*Exercise details:* In your copy, include every line of the listing below exactly but none of the pictures.

━━━━━ Data provided

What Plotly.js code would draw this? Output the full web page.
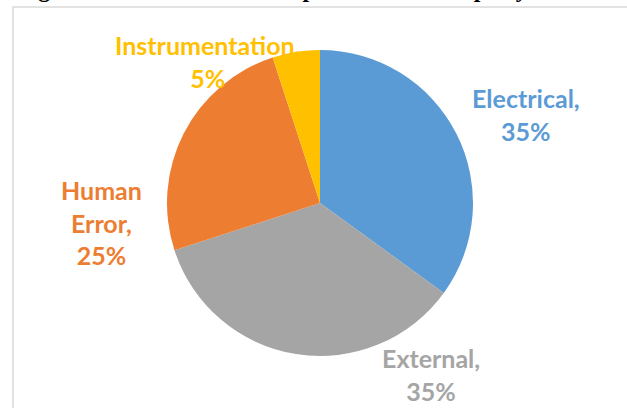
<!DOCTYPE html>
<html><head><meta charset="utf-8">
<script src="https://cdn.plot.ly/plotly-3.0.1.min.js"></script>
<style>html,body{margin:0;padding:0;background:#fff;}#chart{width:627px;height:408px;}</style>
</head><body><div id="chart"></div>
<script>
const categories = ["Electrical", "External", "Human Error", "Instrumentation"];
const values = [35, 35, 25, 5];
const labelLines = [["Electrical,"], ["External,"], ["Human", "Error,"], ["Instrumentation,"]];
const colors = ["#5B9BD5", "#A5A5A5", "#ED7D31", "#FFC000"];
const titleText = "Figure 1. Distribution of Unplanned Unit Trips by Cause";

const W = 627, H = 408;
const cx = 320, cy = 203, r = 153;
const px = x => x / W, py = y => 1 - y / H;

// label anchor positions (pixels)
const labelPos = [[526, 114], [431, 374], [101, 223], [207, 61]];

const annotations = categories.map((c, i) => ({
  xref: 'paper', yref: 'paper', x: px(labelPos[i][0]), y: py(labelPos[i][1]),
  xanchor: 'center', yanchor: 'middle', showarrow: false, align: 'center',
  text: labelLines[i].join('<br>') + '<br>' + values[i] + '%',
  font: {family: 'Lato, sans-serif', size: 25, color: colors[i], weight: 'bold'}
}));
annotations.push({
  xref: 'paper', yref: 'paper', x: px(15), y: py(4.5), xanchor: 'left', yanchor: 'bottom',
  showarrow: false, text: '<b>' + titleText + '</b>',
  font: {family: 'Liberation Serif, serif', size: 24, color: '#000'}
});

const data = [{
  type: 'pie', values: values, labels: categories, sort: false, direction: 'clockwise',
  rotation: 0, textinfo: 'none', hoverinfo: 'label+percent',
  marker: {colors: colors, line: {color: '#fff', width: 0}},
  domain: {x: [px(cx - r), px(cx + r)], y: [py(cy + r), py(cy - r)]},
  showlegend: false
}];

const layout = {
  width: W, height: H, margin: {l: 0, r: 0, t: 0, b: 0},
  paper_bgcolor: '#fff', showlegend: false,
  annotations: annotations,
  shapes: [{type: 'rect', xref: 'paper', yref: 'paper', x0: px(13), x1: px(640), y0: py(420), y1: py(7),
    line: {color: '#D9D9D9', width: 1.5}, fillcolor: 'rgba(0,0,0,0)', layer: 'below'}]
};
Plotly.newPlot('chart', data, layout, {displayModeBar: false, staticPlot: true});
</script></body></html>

━━━━━━━━━━

*Solution:*
What Plotly.js code would draw this? Output the full web page.
<!DOCTYPE html>
<html><head><meta charset="utf-8">
<script src="https://cdn.plot.ly/plotly-3.0.1.min.js"></script>
<style>html,body{margin:0;padding:0;background:#fff;}#chart{width:627px;height:408px;}</style>
</head><body><div id="chart"></div>
<script>
const categories = ["Electrical", "External", "Human Error", "Instrumentation"];
const values = [35, 35, 25, 5];
const labelLines = [["Electrical,"], ["External,"], ["Human", "Error,"], ["Instrumentation,"]];
const colors = ["#5B9BD5", "#A5A5A5", "#ED7D31", "#FFC000"];
const titleText = "Figure 1. Distribution of Unplanned Unit Trips by Cause";

const W = 627, H = 408;
const cx = 320, cy = 203, r = 153;
const px = x => x / W, py = y => 1 - y / H;

// label anchor positions (pixels)
const labelPos = [[526, 114], [431, 374], [101, 223], [207, 61]];

const annotations = categories.map((c, i) => ({
  xref: 'paper', yref: 'paper', x: px(labelPos[i][0]), y: py(labelPos[i][1]),
  xanchor: 'center', yanchor: 'middle', showarrow: false, align: 'center',
  text: labelLines[i].join('<br>') + '<br>' + values[i] + '%',
  font: {family: 'Lato, sans-serif', size: 25, color: colors[i], weight: 'bold'}
}));
annotations.push({
  xref: 'paper', yref: 'paper', x: px(15), y: py(4.5), xanchor: 'left', yanchor: 'bottom',
  showarrow: false, text: '<b>' + titleText + '</b>',
  font: {family: 'Liberation Serif, serif', size: 24, color: '#000'}
});

const data = [{
  type: 'pie', values: values, labels: categories, sort: false, direction: 'clockwise',
  rotation: 0, textinfo: 'none', hoverinfo: 'label+percent',
  marker: {colors: colors, line: {color: '#fff', width: 0}},
  domain: {x: [px(cx - r), px(cx + r)], y: [py(cy + r), py(cy - r)]},
  showlegend: false
}];

const layout = {
  width: W, height: H, margin: {l: 0, r: 0, t: 0, b: 0},
  paper_bgcolor: '#fff', showlegend: false,
  annotations: annotations,
  shapes: [{type: 'rect', xref: 'paper', yref: 'paper', x0: px(13), x1: px(640), y0: py(420), y1: py(7),
    line: {color: '#D9D9D9', width: 1.5}, fillcolor: 'rgba(0,0,0,0)', layer: 'below'}]
};
Plotly.newPlot('chart', data, layout, {displayModeBar: false, staticPlot: true});
</script></body></html>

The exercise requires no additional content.